▸ Your instructions
Below is some material; set it all down exactly, apart from the pictures.

──────── Data provided

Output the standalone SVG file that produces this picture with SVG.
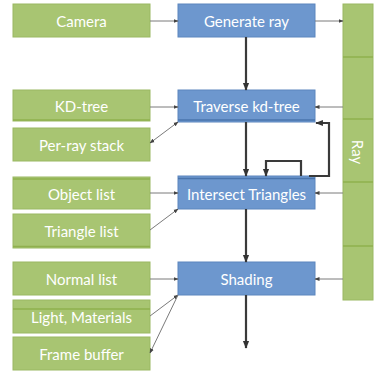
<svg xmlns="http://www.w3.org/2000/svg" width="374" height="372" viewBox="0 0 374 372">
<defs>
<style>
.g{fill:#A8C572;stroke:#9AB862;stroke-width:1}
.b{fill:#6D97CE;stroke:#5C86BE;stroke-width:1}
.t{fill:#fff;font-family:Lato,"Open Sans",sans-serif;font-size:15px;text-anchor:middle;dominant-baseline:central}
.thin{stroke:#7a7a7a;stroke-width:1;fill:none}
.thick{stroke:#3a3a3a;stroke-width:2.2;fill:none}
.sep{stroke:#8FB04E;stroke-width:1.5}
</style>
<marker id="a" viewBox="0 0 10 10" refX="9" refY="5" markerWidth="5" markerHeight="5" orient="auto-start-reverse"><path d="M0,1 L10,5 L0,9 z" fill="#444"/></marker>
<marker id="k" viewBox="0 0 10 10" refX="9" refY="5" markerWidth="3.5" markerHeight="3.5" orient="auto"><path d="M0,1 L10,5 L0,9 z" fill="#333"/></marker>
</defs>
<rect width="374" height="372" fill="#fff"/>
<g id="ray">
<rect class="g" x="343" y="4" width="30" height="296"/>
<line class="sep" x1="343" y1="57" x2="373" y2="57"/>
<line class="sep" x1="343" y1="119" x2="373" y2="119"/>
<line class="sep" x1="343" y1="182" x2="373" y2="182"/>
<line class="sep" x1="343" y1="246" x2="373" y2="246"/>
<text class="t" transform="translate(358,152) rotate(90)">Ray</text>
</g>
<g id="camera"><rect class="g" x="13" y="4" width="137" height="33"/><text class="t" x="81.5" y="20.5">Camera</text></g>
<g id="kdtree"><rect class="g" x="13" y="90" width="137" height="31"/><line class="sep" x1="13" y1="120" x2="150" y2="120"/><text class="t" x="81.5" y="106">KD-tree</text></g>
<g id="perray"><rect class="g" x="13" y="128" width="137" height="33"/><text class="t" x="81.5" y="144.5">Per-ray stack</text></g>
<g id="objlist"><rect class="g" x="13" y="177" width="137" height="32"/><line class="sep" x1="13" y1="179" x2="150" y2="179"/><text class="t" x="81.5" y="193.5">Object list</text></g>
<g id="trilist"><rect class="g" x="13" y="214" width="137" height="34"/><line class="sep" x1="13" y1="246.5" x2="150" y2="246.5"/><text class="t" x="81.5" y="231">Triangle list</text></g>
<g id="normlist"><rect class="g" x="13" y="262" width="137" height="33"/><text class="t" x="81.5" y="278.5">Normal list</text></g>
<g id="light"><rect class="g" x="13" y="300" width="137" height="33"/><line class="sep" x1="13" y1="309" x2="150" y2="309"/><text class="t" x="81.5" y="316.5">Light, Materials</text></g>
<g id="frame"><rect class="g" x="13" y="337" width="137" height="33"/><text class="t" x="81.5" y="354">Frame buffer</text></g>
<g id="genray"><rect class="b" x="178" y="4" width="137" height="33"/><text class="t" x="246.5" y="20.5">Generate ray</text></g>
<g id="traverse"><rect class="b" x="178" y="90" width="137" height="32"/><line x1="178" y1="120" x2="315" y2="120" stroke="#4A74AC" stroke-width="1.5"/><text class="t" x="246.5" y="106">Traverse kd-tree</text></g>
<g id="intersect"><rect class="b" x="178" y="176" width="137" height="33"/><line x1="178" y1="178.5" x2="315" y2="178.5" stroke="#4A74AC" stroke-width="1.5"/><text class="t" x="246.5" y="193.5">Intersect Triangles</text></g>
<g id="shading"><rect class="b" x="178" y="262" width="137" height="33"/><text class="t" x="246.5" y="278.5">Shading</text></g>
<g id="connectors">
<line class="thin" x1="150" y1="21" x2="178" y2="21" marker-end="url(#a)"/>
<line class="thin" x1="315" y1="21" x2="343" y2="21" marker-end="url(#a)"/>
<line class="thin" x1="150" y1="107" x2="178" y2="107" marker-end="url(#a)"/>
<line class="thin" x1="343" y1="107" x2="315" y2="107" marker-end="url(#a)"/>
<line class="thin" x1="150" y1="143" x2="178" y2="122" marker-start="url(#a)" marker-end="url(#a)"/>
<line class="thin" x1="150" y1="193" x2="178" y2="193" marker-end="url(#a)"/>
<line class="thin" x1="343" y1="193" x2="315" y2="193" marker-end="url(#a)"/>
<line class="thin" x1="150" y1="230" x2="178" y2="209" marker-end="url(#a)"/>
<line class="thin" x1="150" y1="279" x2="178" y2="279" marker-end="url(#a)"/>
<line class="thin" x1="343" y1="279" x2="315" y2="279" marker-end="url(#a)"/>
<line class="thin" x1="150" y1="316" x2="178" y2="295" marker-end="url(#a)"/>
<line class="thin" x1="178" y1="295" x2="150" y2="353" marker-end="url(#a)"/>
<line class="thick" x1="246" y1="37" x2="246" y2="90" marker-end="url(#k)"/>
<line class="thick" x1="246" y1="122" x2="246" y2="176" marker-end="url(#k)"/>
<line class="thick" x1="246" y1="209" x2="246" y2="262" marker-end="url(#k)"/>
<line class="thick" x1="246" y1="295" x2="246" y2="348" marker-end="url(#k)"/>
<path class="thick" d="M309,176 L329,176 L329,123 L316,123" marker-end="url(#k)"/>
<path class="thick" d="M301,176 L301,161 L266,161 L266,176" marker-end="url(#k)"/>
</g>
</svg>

────────────────

▸ Task solution
Output the standalone SVG file that produces this picture with SVG.
<svg xmlns="http://www.w3.org/2000/svg" width="374" height="372" viewBox="0 0 374 372">
<defs>
<style>
.g{fill:#A8C572;stroke:#9AB862;stroke-width:1}
.b{fill:#6D97CE;stroke:#5C86BE;stroke-width:1}
.t{fill:#fff;font-family:Lato,"Open Sans",sans-serif;font-size:15px;text-anchor:middle;dominant-baseline:central}
.thin{stroke:#7a7a7a;stroke-width:1;fill:none}
.thick{stroke:#3a3a3a;stroke-width:2.2;fill:none}
.sep{stroke:#8FB04E;stroke-width:1.5}
</style>
<marker id="a" viewBox="0 0 10 10" refX="9" refY="5" markerWidth="5" markerHeight="5" orient="auto-start-reverse"><path d="M0,1 L10,5 L0,9 z" fill="#444"/></marker>
<marker id="k" viewBox="0 0 10 10" refX="9" refY="5" markerWidth="3.5" markerHeight="3.5" orient="auto"><path d="M0,1 L10,5 L0,9 z" fill="#333"/></marker>
</defs>
<rect width="374" height="372" fill="#fff"/>
<g id="ray">
<rect class="g" x="343" y="4" width="30" height="296"/>
<line class="sep" x1="343" y1="57" x2="373" y2="57"/>
<line class="sep" x1="343" y1="119" x2="373" y2="119"/>
<line class="sep" x1="343" y1="182" x2="373" y2="182"/>
<line class="sep" x1="343" y1="246" x2="373" y2="246"/>
<text class="t" transform="translate(358,152) rotate(90)">Ray</text>
</g>
<g id="camera"><rect class="g" x="13" y="4" width="137" height="33"/><text class="t" x="81.5" y="20.5">Camera</text></g>
<g id="kdtree"><rect class="g" x="13" y="90" width="137" height="31"/><line class="sep" x1="13" y1="120" x2="150" y2="120"/><text class="t" x="81.5" y="106">KD-tree</text></g>
<g id="perray"><rect class="g" x="13" y="128" width="137" height="33"/><text class="t" x="81.5" y="144.5">Per-ray stack</text></g>
<g id="objlist"><rect class="g" x="13" y="177" width="137" height="32"/><line class="sep" x1="13" y1="179" x2="150" y2="179"/><text class="t" x="81.5" y="193.5">Object list</text></g>
<g id="trilist"><rect class="g" x="13" y="214" width="137" height="34"/><line class="sep" x1="13" y1="246.5" x2="150" y2="246.5"/><text class="t" x="81.5" y="231">Triangle list</text></g>
<g id="normlist"><rect class="g" x="13" y="262" width="137" height="33"/><text class="t" x="81.5" y="278.5">Normal list</text></g>
<g id="light"><rect class="g" x="13" y="300" width="137" height="33"/><line class="sep" x1="13" y1="309" x2="150" y2="309"/><text class="t" x="81.5" y="316.5">Light, Materials</text></g>
<g id="frame"><rect class="g" x="13" y="337" width="137" height="33"/><text class="t" x="81.5" y="354">Frame buffer</text></g>
<g id="genray"><rect class="b" x="178" y="4" width="137" height="33"/><text class="t" x="246.5" y="20.5">Generate ray</text></g>
<g id="traverse"><rect class="b" x="178" y="90" width="137" height="32"/><line x1="178" y1="120" x2="315" y2="120" stroke="#4A74AC" stroke-width="1.5"/><text class="t" x="246.5" y="106">Traverse kd-tree</text></g>
<g id="intersect"><rect class="b" x="178" y="176" width="137" height="33"/><line x1="178" y1="178.5" x2="315" y2="178.5" stroke="#4A74AC" stroke-width="1.5"/><text class="t" x="246.5" y="193.5">Intersect Triangles</text></g>
<g id="shading"><rect class="b" x="178" y="262" width="137" height="33"/><text class="t" x="246.5" y="278.5">Shading</text></g>
<g id="connectors">
<line class="thin" x1="150" y1="21" x2="178" y2="21" marker-end="url(#a)"/>
<line class="thin" x1="315" y1="21" x2="343" y2="21" marker-end="url(#a)"/>
<line class="thin" x1="150" y1="107" x2="178" y2="107" marker-end="url(#a)"/>
<line class="thin" x1="343" y1="107" x2="315" y2="107" marker-end="url(#a)"/>
<line class="thin" x1="150" y1="143" x2="178" y2="122" marker-start="url(#a)" marker-end="url(#a)"/>
<line class="thin" x1="150" y1="193" x2="178" y2="193" marker-end="url(#a)"/>
<line class="thin" x1="343" y1="193" x2="315" y2="193" marker-end="url(#a)"/>
<line class="thin" x1="150" y1="230" x2="178" y2="209" marker-end="url(#a)"/>
<line class="thin" x1="150" y1="279" x2="178" y2="279" marker-end="url(#a)"/>
<line class="thin" x1="343" y1="279" x2="315" y2="279" marker-end="url(#a)"/>
<line class="thin" x1="150" y1="316" x2="178" y2="295" marker-end="url(#a)"/>
<line class="thin" x1="178" y1="295" x2="150" y2="353" marker-end="url(#a)"/>
<line class="thick" x1="246" y1="37" x2="246" y2="90" marker-end="url(#k)"/>
<line class="thick" x1="246" y1="122" x2="246" y2="176" marker-end="url(#k)"/>
<line class="thick" x1="246" y1="209" x2="246" y2="262" marker-end="url(#k)"/>
<line class="thick" x1="246" y1="295" x2="246" y2="348" marker-end="url(#k)"/>
<path class="thick" d="M309,176 L329,176 L329,123 L316,123" marker-end="url(#k)"/>
<path class="thick" d="M301,176 L301,161 L266,161 L266,176" marker-end="url(#k)"/>
</g>
</svg>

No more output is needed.